In the present study, QSPR models were implemented to predict six physicochemical properties from binary molecular fingerprints on the basis of large and structurally diverse sets of environmental chemicals using four distinctly different modeling approaches. Satisfactory predictive performance was achieved using optimal subsets of fingerprint bits and optimized regression parameters, and the estimated values correlated very well with experimental values. Both linear and nonlinear approaches provided accurate property predictions with similar regression statistics.

Since not all fingerprint bits contain useful or unique information related to the physicochemical properties, it was crucial to select the most relevant variables to construct the model. On one hand, an insufficient number of fingerprint bits led to underfitted and statistically unstable models and potential lack of coverage in new chemistry space. On the other hand, use of excessive fingerprint bits produced overfitted models from the training data, resulting in poor prediction of the test set values. Feature selection using GA was found to substantially improve the predictive ability of MLR models, influence PLSR and SVR models only slightly, and exert no effect on RF models.

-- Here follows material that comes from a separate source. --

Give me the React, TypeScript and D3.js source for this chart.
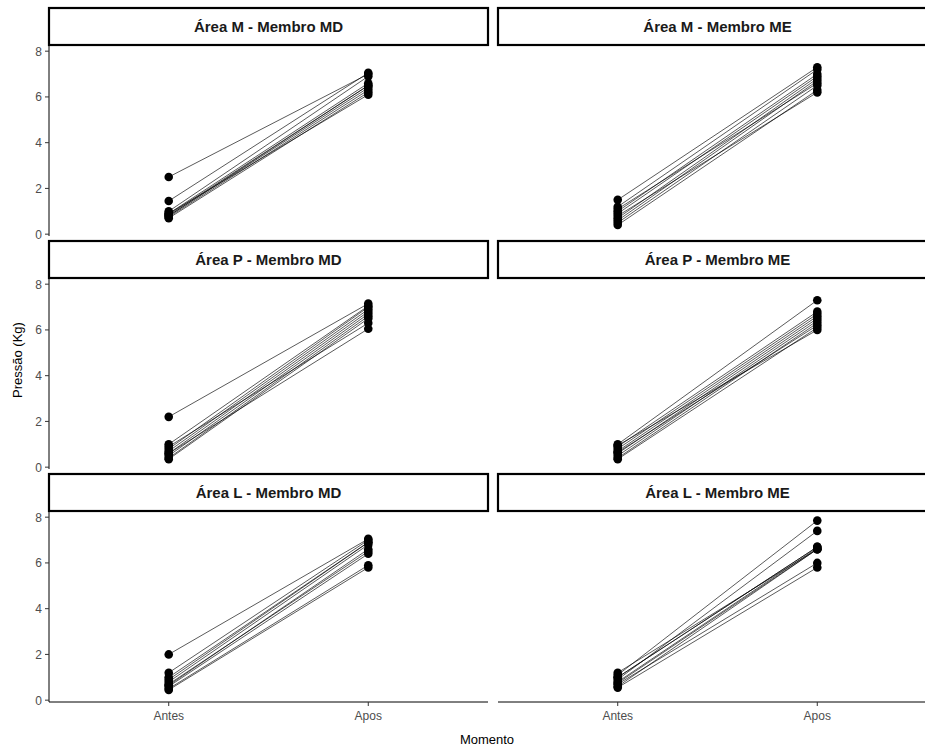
import React from "react";
import * as d3 from "d3";

const momentos = ["Antes", "Apos"];
const panelTitles = [
  "Área M - Membro MD", "Área M - Membro ME",
  "Área P - Membro MD", "Área P - Membro ME",
  "Área L - Membro MD", "Área L - Membro ME",
];
const antesMMD = [2.5, 1.45, 1.0, 0.9, 0.85, 0.8, 0.75, 0.7, 0.9, 0.8];
const aposMMD = [7.0, 7.05, 6.9, 6.6, 6.5, 6.4, 6.3, 6.2, 6.1, 6.5];
const antesMME = [1.5, 1.2, 1.0, 0.9, 0.7, 0.6, 0.5, 0.4, 0.8, 1.1];
const aposMME = [7.3, 7.2, 7.0, 6.9, 6.8, 6.7, 6.5, 6.3, 6.2, 6.6];
const antesPMD = [2.2, 1.0, 0.8, 0.7, 0.6, 0.5, 0.4, 0.35, 0.9, 0.6];
const aposPMD = [7.15, 7.05, 7.0, 6.9, 6.8, 6.7, 6.6, 6.5, 6.3, 6.05];
const antesPME = [1.0, 0.9, 0.8, 0.7, 0.6, 0.5, 0.4, 0.35, 0.95, 0.65];
const aposPME = [7.3, 6.8, 6.7, 6.6, 6.5, 6.4, 6.3, 6.1, 6.0, 6.2];
const antesLMD = [2.0, 1.2, 1.0, 0.8, 0.7, 0.6, 0.5, 0.45, 0.9, 0.65];
const aposLMD = [7.05, 7.0, 6.9, 6.8, 6.5, 6.4, 5.9, 5.8, 6.9, 6.6];
const antesLME = [1.2, 1.1, 1.0, 0.9, 0.8, 0.7, 0.6, 0.55, 1.0, 0.75];
const aposLME = [6.6, 7.85, 6.7, 7.4, 6.65, 6.0, 6.6, 5.8, 6.7, 6.6];
const yTicks = [0, 2, 4, 6, 8];

const panels = [
  [antesMMD, aposMMD], [antesMME, aposMME],
  [antesPMD, aposPMD], [antesPME, aposPME],
  [antesLMD, aposLMD], [antesLME, aposLME],
];

export default function App() {
  const W = 925, H = 749;
  const colX = [49, 498];
  const panelW = 439;
  const rowTop = [8, 241, 474];
  const stripH = 37;
  const plotH = 191;
  const font = "'Liberation Sans', Arial, sans-serif";

  return (
    <svg width={W} height={H} style={{ position: "absolute", left: 0, top: 0, background: "#fff" }}>
      {panels.map((p, i) => {
        const col = i % 2, row = Math.floor(i / 2);
        const x0 = colX[col];
        const sTop = rowTop[row];
        const pTop = sTop + stripH;
        const pBot = pTop + plotH;
        const x = d3.scalePoint().domain(momentos).range([x0, x0 + panelW]).padding(0.6);
        const y = d3.scaleLinear().domain([-0.08, 8.27]).range([pBot, pTop]);
        const [a, b] = p;
        return (
          <g key={i}>
            <rect x={x0} y={sTop} width={panelW} height={stripH} fill="#fff" stroke="#000" strokeWidth={2.2} />
            <text x={x0 + panelW / 2} y={sTop + stripH / 2 + 5} textAnchor="middle" fontFamily={font} fontWeight="bold" fontSize={15} fill="#1a1a1a">{panelTitles[i]}</text>
            {a.map((v, k) => (
              <line key={"l" + k} x1={x("Antes")} y1={y(v)} x2={x("Apos")} y2={y(b[k])} stroke="#000" strokeWidth={0.65} />
            ))}
            {a.map((v, k) => (
              <circle key={"a" + k} cx={x("Antes")} cy={y(v)} r={4.3} fill="#000" />
            ))}
            {b.map((v, k) => (
              <circle key={"b" + k} cx={x("Apos")} cy={y(v)} r={4.3} fill="#000" />
            ))}
            {col === 0 && (
              <g>
                <line x1={x0} x2={x0} y1={pTop} y2={pBot} stroke="#000" strokeWidth={1} />
                {yTicks.map((t) => (
                  <g key={t}>
                    <line x1={x0 - 4} x2={x0} y1={y(t)} y2={y(t)} stroke="#333" />
                    <text x={x0 - 7} y={y(t) + 4.5} textAnchor="end" fontFamily={font} fontSize={12} fill="#4d4d4d">{t}</text>
                  </g>
                ))}
              </g>
            )}
            {row === 2 && (
              <g>
                <line x1={x0} x2={x0 + panelW} y1={pBot} y2={pBot} stroke="#000" strokeWidth={1} />
                {momentos.map((m) => (
                  <g key={m}>
                    <line x1={x(m)} x2={x(m)} y1={pBot} y2={pBot + 4} stroke="#333" />
                    <text x={x(m)} y={pBot + 18} textAnchor="middle" fontFamily={font} fontSize={12} fill="#4d4d4d">{m}</text>
                  </g>
                ))}
              </g>
            )}
          </g>
        );
      })}
      <text x={487} y={744} textAnchor="middle" fontFamily={font} fontSize={13} fill="#000">Momento</text>
      <text transform={`translate(22,360) rotate(-90)`} textAnchor="middle" fontFamily={font} fontSize={13} fill="#000">Pressão (Kg)</text>
    </svg>
  );
}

The four regression approaches exhibited different modeling characteristics. MLR is a simple linear regression method and does not require a time-consuming parameter optimization procedure. PLSR yields relatively reasonable accuracy of predictions and performs well even in the presence of noise variables. RF is robust against overfitting since the algorithm constructed an ensemble of regression trees to model the data, and we found it predicted the training and test sets equally well. Nevertheless, the RF model did not perform as well as the other models when binary fingerprints were used as descriptors.

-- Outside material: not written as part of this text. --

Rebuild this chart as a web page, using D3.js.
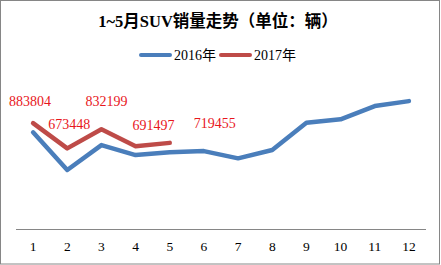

SVR, a complex and nonlinear modeling technique, was shown to be superior to the other three approaches for modeling these properties. SVR coupled with GA in selecting the most significant descriptors achieved excellent results and predicted all the six properties accurately in terms of the coefficient of determination and RMSE for both 10-fold cross validation and the external test sets. Table 7 summarizes the best performing models and shows that the statistics between cross validation and test sets are close to each other, confirming the stability, robustness and reliability of these regression models. The correlation between experimental and predicted values for the test sets was found to vary over a range of R² for different properties. The BP model had the highest test R² of 0.965, followed by log VP (R² = 0.946), log S (R² = 0.939) and log P (R² = 0.935). MP and log BCF model predictions were less accurate, with test R² = 0.826 and 0.885, respectively.

Table 7.

Regression Statistics of Best Performing SVR Models for Each Property

Property	Variables	10-Fold Cross Validation				R2 for Test Set	RMSE for Test Set
		Q2		RMSEcv
		Mean	Interval	Mean	Interval
log P	600 bits + MW	0.932	0.926–0.935	0.478	0.428–0.558	0.935	0.451
log S	350 bits + MW + log P	0.928	0.921–0.936	0.580	0.487–0.666	0.939	0.542
log	200 bits + MW + log P	0.863	0.851–0.877	0.465	0.361–0.525	0.885	0.444
BCF
BP	400 bits + MW	0.955	0.941–0.968	17.98	14.30–20.64	0.965	15.63
MP	500 bits + MW + BP	0.824	0.812–0.831	41.41	38.37–45.29	0.826	39.14
log VP	350 bits + MW + BP	0.929	0.915–0.939	0.975	0.806–1.080	0.946	0.810

Taken together, the results of this study demonstrate that the combination of careful data curation, binary molecular fingerprints, and machine learning approaches provides a rapid and efficient way to estimate physicochemical properties of environmental chemicals. We have thus developed QSPR models that are highly stable and reliable. The models conform with most of the validation principles put forth by the OECD and therefore have broad applicability for property estimation of many classes of compounds. The models are freely available as downloadable workflows via the NICEATM website to support high-throughput calculations, and can be used by researchers and regulators to make predictions on new chemical sets, improve toxicity models, and inform hazard/risk characterization. In the near future, the models developed here will be used to predict data for the six reported properties for the CompTox dashboard website content of >720,000 chemicals and made available to the public.